Hoover apparently took Roosevelt’s verbal nod as assent to the president’s call for a united front. He explained that the situation was critical. The Europeans were demanding an answer from the American government to their financial proposal. “Immediate action” was required, Hoover said.
“Yes, that’s right,” Roosevelt reiterated.
“There are other things that need ironing out with respect to their commitments, but the one definite thing is a note of reply that we should send to them.”
“That’s right.”
The two men arranged to meet a few days hence. Roosevelt would be traveling to Warm Springs for a postelection breather and would stop in Washington. He brought Moley along as his adviser. “When we arrived in Washington on November 22, we found the studied courtesy of the official reception a wry antidote for the warmth of the crowds in the streets,” Moley remembered. The last time Roosevelt and Hoover had met was also at the White House, when Hoover the previous April had hosted a reception for a national conference of governors. By design or accident, Hoover had kept the governors and their wives waiting—standing—in the East Room for more than half an hour. Most of the guests managed well enough, but Roosevelt, balanced on his braces, found the wait an ordeal. He said nothing, but Moley and other Roosevelt aides detected a sharper edge in his attacks on the president in campaign speeches in the months that followed.
On this occasion Roosevelt and Moley rode the elevator to the second floor. Hoover was waiting in the Red Room—“grave, dignified, and somewhat uneasy,” Moley observed. The president and the president-elect exchanged empty pleasantries before the former turned to the business at hand. “Hoover plunged into a long recital on the debt question,” Moley wrote. “He spoke without interruption for nearly an hour. Shyness, at the beginning, seemed to make him fix his eyes on the beautiful seal of the United States woven into the red carpet. After a while he began looking at me as he talked—a circumstance about which I had no more reason to be pleased than the inanimate carpet.” Hoover glanced at Roosevelt only intermittently and briefly; Moley read this as evidence of persisting anger at the man who had defeated him. But whatever the delivery of the monologue, its content was impressive. “Before he had finished, it was clear that we were in the presence of the best-informed individual in the country on the question of the debts. His story showed a mastery of detail and a clarity of arrangement that compelled admiration.”
But not cooperation, which was what Hoover wanted. The president explained that though the debt and reparation issues were separate—at least from the standpoint of the United States, which had loaned the money to the British and French but had no responsibility for the Versailles reparations settlement—any attempts to resolve the difficulties the two issues raised ought to take place simultaneously. To this end Hoover recommended reconvening the international debt commission that had rescheduled the payments during the 1920s. Hoover’s purpose in throwing the conundrum to the debt commission was twofold: to underscore the international aspect of the depression and to mitigate opposition in America to any further rescheduling. Influential members of Congress were already on record as opposing rescheduling, but Hoover thought that by appointing several senators and representatives to the commission he might bring the legislature around. Roosevelt’s support would assist his strategy immensely.

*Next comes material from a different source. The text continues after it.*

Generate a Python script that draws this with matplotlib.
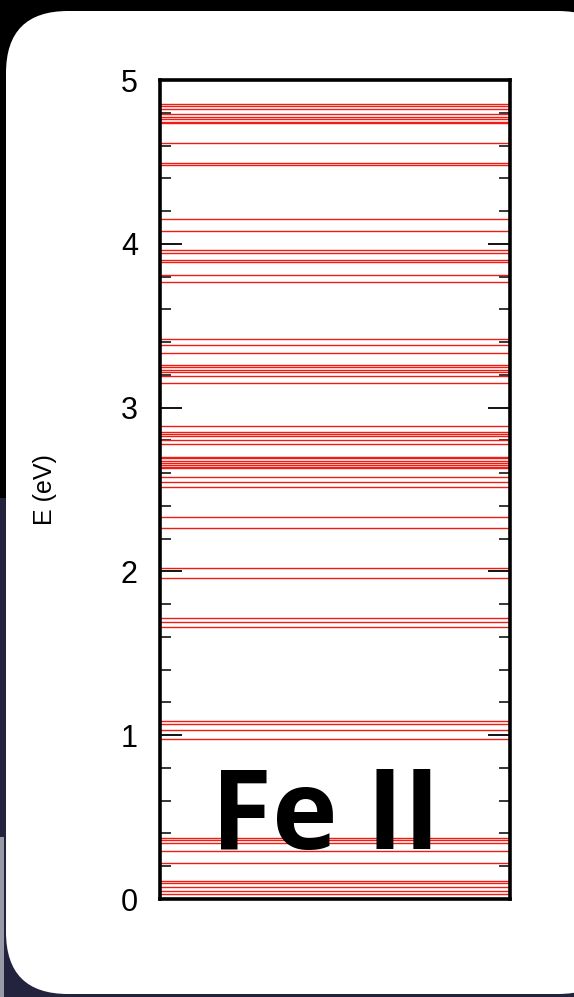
import matplotlib.pyplot as plt
from matplotlib.patches import FancyBboxPatch, Rectangle
from matplotlib.ticker import MultipleLocator

# energy levels of Fe II (eV)
levels = [
    0.031, 0.051, 0.072, 0.098, 0.112,
    0.220, 0.290, 0.340, 0.361, 0.373,
    0.976, 1.031, 1.070, 1.086,
    1.663, 1.689, 1.718,
    1.958, 2.021,
    2.268, 2.333,
    2.518, 2.543, 2.576, 2.631, 2.637, 2.647, 2.659, 2.676, 2.690, 2.700,
    2.775, 2.802, 2.824, 2.839, 2.848, 2.885,
    3.148, 3.195, 3.219, 3.232, 3.246, 3.262, 3.336, 3.384, 3.419,
    3.768, 3.812, 3.888, 3.902, 3.945, 3.963, 4.077, 4.149,
    4.483, 4.493, 4.617, 4.735, 4.741, 4.764, 4.772, 4.795, 4.821, 4.839, 4.851,
]
yticks = [0, 1, 2, 3, 4, 5]
ion_label = "Fe II"
ylabel = "E (eV)"

W, H = 574, 997
fig = plt.figure(figsize=(W / 100, H / 100), dpi=100)
fig.patch.set_facecolor("black")

# slide background: dark navy bottom area and white rounded card
fig.patches.append(Rectangle((0, 0), 1, 0.5, transform=fig.transFigure,
                             facecolor="#23233d", edgecolor="none", zorder=0))
fig.patches.append(Rectangle((0, 0), 4 / W, 0.16, transform=fig.transFigure,
                             facecolor="#9a9aa6", edgecolor="none", zorder=0))
card = FancyBboxPatch((6, 3), W + 40, H - 14, boxstyle="round,pad=0,rounding_size=62",
                      transform=None, facecolor="white", edgecolor="none", zorder=1)
fig.patches.append(card)

ax = fig.add_axes([160 / W, 1 - 899 / H, 350 / W, 819 / H])
ax.set_facecolor("white")
ax.set_zorder(2)

for e in levels:
    ax.axhline(e, color="#ee1c12", lw=1.0)

ax.set_ylim(0, 5)
ax.set_xlim(0, 1)
ax.set_xticks([])
ax.set_yticks(yticks)
ax.yaxis.set_minor_locator(MultipleLocator(0.2))
ax.tick_params(axis="y", which="both", direction="in", left=True, right=True,
               labelsize=22, pad=16)
ax.tick_params(axis="y", which="major", length=16, width=1.3)
ax.tick_params(axis="y", which="minor", length=8, width=1.1)
for lab in ax.get_yticklabels():
    lab.set_family("Liberation Sans")
for s in ax.spines.values():
    s.set_linewidth(2.6)

ax.set_ylabel(ylabel, fontsize=18, labelpad=46, family="Liberation Sans")

ax.text(0.474, 0.097, ion_label, transform=ax.transAxes, ha="center", va="center",
        fontsize=80, fontweight="bold", family="Open Sans", color="black")

fig.savefig("out.png", dpi=100, facecolor=fig.get_facecolor())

Roosevelt wasn’t prepared to endorse the president’s plan. He agreed that the Europeans ought to be allowed to make their case for rescheduling. “I see no reason why the old legal maxim that a debtor ought to have access to the creditor shouldn’t prevail,” he said. But then he turned to Moley, who after concurring that the principle of access was sound—“Even a horse trader does that”—predicted that reconvening the debt commission would raise expectations that almost certainly couldn’t be met. Better to hold the British and French to the debt payments coming due in December and invite them to make their case for full or partial forgiveness through the regular channels of the State Department.
Roosevelt nodded as Moley spoke—much as he had nodded when Hoover had spoken. But again he was being agreeable rather than agreeing. He hadn’t thought the debt question through, and he didn’t want to commit himself. Besides, he had serious reservations about going to the debt commission. He recognized that any settlement the commission would recommend would involve forgiveness of at least some of the debt owed the American government. This would be terribly unpopular with Congress. Moreover, turning to an international commission would tend to confirm Hoover’s internationalist explanation of the causes of the depression. This was less important now that the election was over, but it still would limit Roosevelt’s ability to attack the depression as he saw fit. The New Deal remained in the conceptual stage, with many aspects unformed, but it would certainly entail a fundamental shifting of the balance of power among workers, farmers, and corporations within the American economy. To justify this change, Roosevelt needed to contend that the depression had domestic roots. Finally, Roosevelt was reluctant to tie himself to anything connected to Hoover. If he agreed even to the principle of a debt commission, he would make himself hostage to the recommendations of the commission, which until March 4, 1933, would reflect Hoover’s views far more than his own. This was unacceptable.
I
T WAS UNACCEPTABLE
not simply for limiting his freedom of action as he entered the White House but for tying his hands over the longer term. Roosevelt intended much more than reforming the economy; he proposed to reconfigure the American political system. He had been a practicing Democrat for more than two decades, quite long enough to realize how dysfunctional his party was, with its shotgun multiple marriage of country and city, of southern white supremacists and northern ethnics, of Bible-thumping conservatives and agnostic liberals. Roosevelt was a Democrat by birth and convenience but a progressive by conviction and anticipation. He was, moreover, a Roosevelt, whose family name summoned memories of impatience with party and willingness to break old molds in the service of new ideals.